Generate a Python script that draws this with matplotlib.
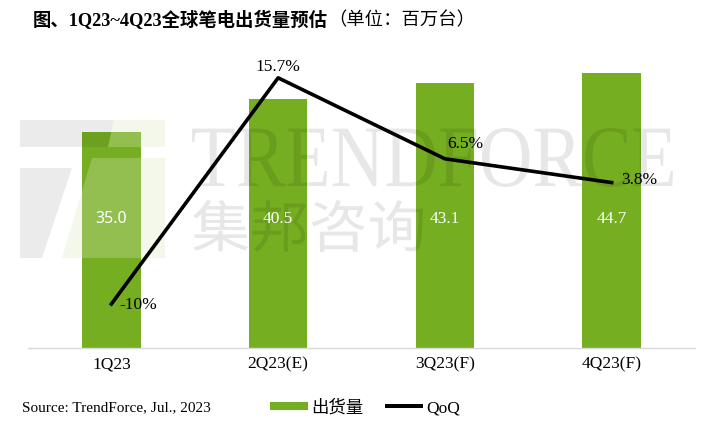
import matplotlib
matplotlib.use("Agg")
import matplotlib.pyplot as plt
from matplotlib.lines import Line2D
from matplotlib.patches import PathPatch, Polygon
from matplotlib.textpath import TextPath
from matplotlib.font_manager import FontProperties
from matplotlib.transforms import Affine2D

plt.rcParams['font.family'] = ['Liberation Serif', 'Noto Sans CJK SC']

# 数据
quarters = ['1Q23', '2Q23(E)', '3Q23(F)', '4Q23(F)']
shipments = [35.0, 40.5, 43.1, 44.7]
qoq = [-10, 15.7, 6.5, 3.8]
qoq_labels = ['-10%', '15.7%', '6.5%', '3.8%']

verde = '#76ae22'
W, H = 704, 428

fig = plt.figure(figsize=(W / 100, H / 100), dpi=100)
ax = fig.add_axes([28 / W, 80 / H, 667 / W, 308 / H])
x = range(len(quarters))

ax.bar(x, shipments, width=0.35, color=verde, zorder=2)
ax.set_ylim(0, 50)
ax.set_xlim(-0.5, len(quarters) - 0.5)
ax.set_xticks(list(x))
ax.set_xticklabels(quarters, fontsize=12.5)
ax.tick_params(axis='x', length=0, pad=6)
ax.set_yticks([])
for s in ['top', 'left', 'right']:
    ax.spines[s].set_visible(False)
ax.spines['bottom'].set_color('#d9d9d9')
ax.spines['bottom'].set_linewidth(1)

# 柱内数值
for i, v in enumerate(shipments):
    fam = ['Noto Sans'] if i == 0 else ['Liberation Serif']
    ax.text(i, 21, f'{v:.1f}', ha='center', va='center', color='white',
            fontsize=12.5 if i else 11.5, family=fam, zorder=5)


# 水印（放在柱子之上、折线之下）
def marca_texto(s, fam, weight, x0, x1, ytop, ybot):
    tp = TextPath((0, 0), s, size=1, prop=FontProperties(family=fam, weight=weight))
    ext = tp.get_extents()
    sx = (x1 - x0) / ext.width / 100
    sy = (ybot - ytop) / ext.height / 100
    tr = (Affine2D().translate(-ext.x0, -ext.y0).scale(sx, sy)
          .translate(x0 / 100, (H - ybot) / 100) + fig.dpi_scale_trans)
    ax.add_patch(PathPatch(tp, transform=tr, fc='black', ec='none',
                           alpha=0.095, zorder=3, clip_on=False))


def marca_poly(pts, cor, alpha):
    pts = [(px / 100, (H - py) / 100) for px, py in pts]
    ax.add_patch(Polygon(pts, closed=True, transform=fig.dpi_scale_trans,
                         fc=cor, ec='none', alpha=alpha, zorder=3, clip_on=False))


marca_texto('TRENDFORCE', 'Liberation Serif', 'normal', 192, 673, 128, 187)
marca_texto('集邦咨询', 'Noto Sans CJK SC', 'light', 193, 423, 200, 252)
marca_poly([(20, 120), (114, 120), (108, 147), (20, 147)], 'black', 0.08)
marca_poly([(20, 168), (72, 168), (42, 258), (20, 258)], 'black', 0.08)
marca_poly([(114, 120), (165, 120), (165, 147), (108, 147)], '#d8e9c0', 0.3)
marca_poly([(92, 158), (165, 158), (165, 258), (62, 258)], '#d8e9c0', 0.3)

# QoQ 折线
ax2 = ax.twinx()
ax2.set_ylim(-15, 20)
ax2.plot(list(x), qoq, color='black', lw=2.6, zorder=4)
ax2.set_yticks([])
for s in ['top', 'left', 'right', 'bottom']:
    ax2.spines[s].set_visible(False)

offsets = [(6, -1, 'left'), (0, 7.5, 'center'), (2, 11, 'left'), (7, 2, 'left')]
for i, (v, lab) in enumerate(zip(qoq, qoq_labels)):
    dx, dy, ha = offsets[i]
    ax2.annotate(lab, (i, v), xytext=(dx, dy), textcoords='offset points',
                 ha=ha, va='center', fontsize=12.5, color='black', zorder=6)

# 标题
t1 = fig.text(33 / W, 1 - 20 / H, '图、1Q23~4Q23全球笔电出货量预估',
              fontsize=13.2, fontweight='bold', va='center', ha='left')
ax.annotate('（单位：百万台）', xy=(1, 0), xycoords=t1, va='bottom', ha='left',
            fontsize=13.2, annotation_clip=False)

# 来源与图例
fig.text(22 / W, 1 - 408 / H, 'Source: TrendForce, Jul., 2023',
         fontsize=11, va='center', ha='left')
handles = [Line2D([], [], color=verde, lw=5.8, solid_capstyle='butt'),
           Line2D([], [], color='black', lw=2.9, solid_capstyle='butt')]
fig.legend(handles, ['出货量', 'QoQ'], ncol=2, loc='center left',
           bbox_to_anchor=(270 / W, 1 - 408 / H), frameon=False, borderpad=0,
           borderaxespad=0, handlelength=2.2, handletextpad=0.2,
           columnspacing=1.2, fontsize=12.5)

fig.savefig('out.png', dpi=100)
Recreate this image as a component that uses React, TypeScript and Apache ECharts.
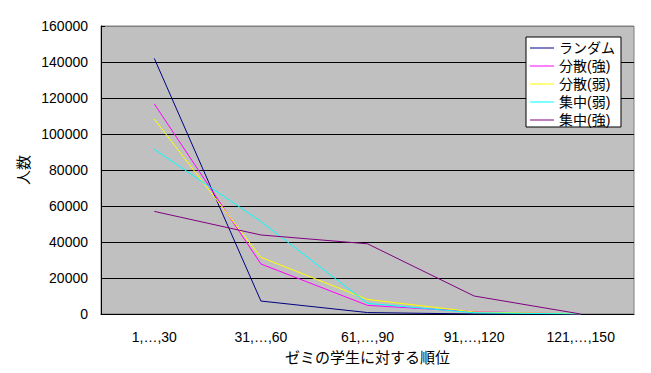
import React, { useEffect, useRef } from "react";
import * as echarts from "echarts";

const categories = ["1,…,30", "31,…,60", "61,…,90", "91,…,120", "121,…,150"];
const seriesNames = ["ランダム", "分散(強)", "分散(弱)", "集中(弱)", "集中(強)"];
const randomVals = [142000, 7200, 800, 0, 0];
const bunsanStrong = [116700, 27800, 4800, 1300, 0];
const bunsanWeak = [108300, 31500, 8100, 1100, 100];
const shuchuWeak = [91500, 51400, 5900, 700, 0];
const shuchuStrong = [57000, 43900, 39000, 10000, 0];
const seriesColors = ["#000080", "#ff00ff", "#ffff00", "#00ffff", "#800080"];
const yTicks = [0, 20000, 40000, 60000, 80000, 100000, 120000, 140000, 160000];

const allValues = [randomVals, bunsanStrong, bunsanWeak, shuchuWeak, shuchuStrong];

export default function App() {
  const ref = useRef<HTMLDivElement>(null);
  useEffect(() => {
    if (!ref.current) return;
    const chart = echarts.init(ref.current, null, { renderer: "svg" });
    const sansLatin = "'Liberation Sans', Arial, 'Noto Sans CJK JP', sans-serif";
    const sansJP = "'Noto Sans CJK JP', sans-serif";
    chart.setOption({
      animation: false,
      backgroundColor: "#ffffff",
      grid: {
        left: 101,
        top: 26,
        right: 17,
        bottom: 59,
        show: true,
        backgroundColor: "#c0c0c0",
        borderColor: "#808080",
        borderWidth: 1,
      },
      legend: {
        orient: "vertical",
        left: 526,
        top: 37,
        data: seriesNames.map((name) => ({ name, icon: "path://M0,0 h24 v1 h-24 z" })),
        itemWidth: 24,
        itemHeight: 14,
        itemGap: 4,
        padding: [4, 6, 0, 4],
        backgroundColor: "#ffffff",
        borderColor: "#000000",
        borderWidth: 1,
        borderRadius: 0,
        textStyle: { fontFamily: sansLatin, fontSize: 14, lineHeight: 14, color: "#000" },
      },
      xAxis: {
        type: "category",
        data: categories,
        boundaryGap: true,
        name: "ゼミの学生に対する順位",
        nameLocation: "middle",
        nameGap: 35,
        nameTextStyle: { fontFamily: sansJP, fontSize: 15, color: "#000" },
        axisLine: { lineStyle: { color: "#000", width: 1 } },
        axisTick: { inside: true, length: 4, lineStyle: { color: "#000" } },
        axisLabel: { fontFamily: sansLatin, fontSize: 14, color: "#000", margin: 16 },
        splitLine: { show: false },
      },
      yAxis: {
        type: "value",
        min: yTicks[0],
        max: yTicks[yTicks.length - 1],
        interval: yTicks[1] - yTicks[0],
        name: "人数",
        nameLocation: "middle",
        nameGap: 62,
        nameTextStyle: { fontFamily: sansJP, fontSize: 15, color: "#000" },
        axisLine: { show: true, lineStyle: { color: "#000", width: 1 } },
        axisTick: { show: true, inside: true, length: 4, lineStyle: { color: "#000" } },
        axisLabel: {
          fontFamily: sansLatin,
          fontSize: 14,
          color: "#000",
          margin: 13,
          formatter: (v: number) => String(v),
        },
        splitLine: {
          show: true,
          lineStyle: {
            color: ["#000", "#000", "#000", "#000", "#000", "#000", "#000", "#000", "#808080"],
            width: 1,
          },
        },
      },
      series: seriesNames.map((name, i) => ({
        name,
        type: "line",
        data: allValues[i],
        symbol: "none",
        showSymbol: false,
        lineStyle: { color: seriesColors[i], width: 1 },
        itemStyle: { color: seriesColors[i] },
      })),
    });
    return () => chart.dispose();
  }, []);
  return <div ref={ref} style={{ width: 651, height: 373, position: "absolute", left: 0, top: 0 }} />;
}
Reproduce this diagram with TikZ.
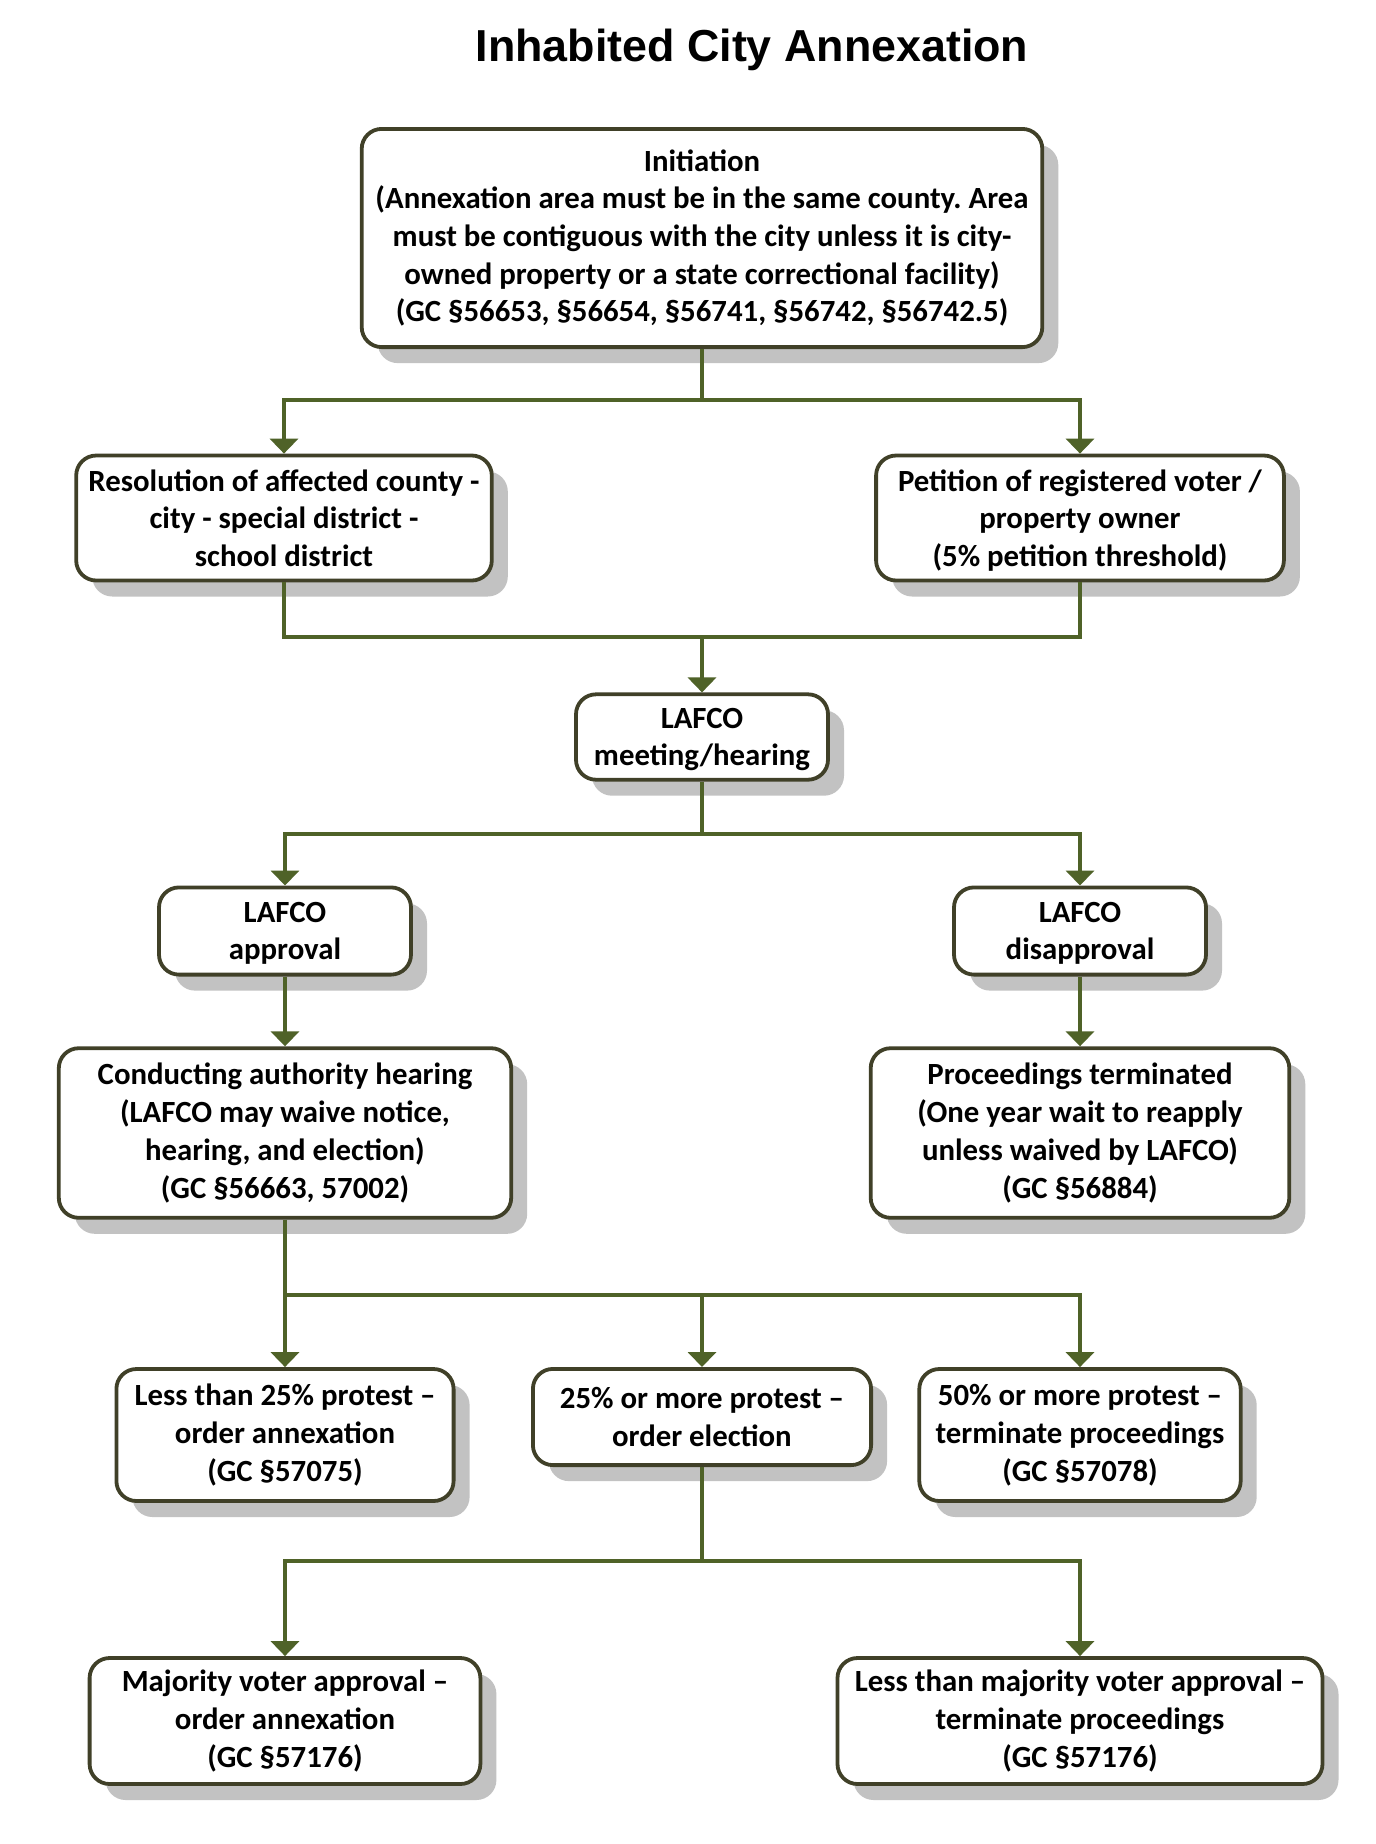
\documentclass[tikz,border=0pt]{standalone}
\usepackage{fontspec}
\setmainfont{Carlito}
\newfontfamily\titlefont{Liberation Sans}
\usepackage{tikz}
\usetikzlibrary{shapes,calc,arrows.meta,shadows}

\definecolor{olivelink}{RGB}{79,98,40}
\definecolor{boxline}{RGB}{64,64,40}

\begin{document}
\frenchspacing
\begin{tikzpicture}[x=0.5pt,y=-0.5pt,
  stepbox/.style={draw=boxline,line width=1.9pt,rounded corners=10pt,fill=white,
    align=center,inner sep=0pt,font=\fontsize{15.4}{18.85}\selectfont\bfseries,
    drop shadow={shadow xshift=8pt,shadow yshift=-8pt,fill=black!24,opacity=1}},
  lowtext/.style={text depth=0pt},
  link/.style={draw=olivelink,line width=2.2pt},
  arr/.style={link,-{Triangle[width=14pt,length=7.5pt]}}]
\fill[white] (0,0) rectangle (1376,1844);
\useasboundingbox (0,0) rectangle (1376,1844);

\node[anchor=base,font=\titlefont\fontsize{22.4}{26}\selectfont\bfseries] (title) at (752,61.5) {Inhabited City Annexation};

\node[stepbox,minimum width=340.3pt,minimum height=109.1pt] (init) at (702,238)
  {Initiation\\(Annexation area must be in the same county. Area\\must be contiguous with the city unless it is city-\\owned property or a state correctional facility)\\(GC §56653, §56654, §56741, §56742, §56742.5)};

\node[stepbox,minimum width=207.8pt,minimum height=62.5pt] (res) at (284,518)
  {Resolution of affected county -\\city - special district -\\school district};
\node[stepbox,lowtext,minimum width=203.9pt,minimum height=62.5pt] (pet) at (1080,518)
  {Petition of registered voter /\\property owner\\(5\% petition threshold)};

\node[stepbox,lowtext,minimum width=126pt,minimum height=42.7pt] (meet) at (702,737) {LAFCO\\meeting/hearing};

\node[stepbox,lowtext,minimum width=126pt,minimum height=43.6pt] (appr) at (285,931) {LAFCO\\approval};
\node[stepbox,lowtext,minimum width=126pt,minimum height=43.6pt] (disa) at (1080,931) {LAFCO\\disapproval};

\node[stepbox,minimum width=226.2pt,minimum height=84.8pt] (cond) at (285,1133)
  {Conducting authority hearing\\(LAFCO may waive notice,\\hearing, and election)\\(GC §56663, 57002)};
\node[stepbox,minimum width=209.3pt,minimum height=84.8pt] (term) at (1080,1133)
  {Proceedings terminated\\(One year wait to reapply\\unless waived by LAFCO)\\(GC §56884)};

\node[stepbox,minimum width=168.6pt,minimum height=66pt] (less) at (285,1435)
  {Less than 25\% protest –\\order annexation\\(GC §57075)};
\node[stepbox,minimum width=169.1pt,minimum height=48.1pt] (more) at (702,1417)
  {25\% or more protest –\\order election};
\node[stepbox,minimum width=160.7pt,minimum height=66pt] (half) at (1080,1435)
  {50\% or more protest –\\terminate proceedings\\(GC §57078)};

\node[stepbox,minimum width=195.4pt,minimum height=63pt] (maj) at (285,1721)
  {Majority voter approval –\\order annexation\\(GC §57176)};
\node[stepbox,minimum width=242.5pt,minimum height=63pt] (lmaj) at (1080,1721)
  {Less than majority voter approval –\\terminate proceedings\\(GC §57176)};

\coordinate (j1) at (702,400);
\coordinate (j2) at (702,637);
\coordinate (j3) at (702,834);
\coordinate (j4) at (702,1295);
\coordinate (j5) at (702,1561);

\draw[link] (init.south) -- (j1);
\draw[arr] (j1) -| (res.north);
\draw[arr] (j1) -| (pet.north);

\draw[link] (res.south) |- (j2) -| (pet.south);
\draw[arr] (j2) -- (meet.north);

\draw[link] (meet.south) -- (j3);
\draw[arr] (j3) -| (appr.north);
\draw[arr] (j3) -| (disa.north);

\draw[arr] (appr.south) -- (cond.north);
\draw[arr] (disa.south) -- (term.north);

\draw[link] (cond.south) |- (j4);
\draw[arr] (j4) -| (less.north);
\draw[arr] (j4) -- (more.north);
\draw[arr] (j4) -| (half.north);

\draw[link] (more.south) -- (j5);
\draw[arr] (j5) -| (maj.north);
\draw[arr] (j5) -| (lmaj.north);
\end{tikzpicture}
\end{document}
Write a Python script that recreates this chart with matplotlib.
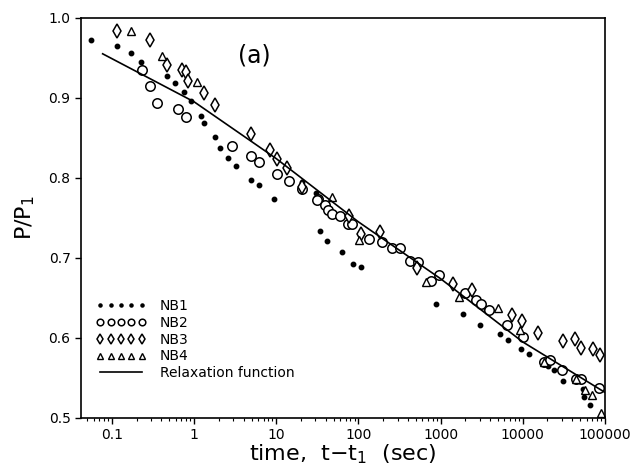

^^^^

### EXERCISE TASK
Repeat the records above exactly, from the first line through the line that contains "ax.spines['bottom'].set_linewidth(1)", and leave out the pictures.

### CORRECT RESULT
Generate a Python script that draws this with matplotlib.
import matplotlib
matplotlib.use("Agg")
import matplotlib.pyplot as plt
from matplotlib.lines import Line2D
from matplotlib.patches import PathPatch, Polygon
from matplotlib.textpath import TextPath
from matplotlib.font_manager import FontProperties
from matplotlib.transforms import Affine2D

plt.rcParams['font.family'] = ['Liberation Serif', 'Noto Sans CJK SC']

# 数据
quarters = ['1Q23', '2Q23(E)', '3Q23(F)', '4Q23(F)']
shipments = [35.0, 40.5, 43.1, 44.7]
qoq = [-10, 15.7, 6.5, 3.8]
qoq_labels = ['-10%', '15.7%', '6.5%', '3.8%']

verde = '#76ae22'
W, H = 704, 428

fig = plt.figure(figsize=(W / 100, H / 100), dpi=100)
ax = fig.add_axes([28 / W, 80 / H, 667 / W, 308 / H])
x = range(len(quarters))

ax.bar(x, shipments, width=0.35, color=verde, zorder=2)
ax.set_ylim(0, 50)
ax.set_xlim(-0.5, len(quarters) - 0.5)
ax.set_xticks(list(x))
ax.set_xticklabels(quarters, fontsize=12.5)
ax.tick_params(axis='x', length=0, pad=6)
ax.set_yticks([])
for s in ['top', 'left', 'right']:
    ax.spines[s].set_visible(False)
ax.spines['bottom'].set_color('#d9d9d9')
ax.spines['bottom'].set_linewidth(1)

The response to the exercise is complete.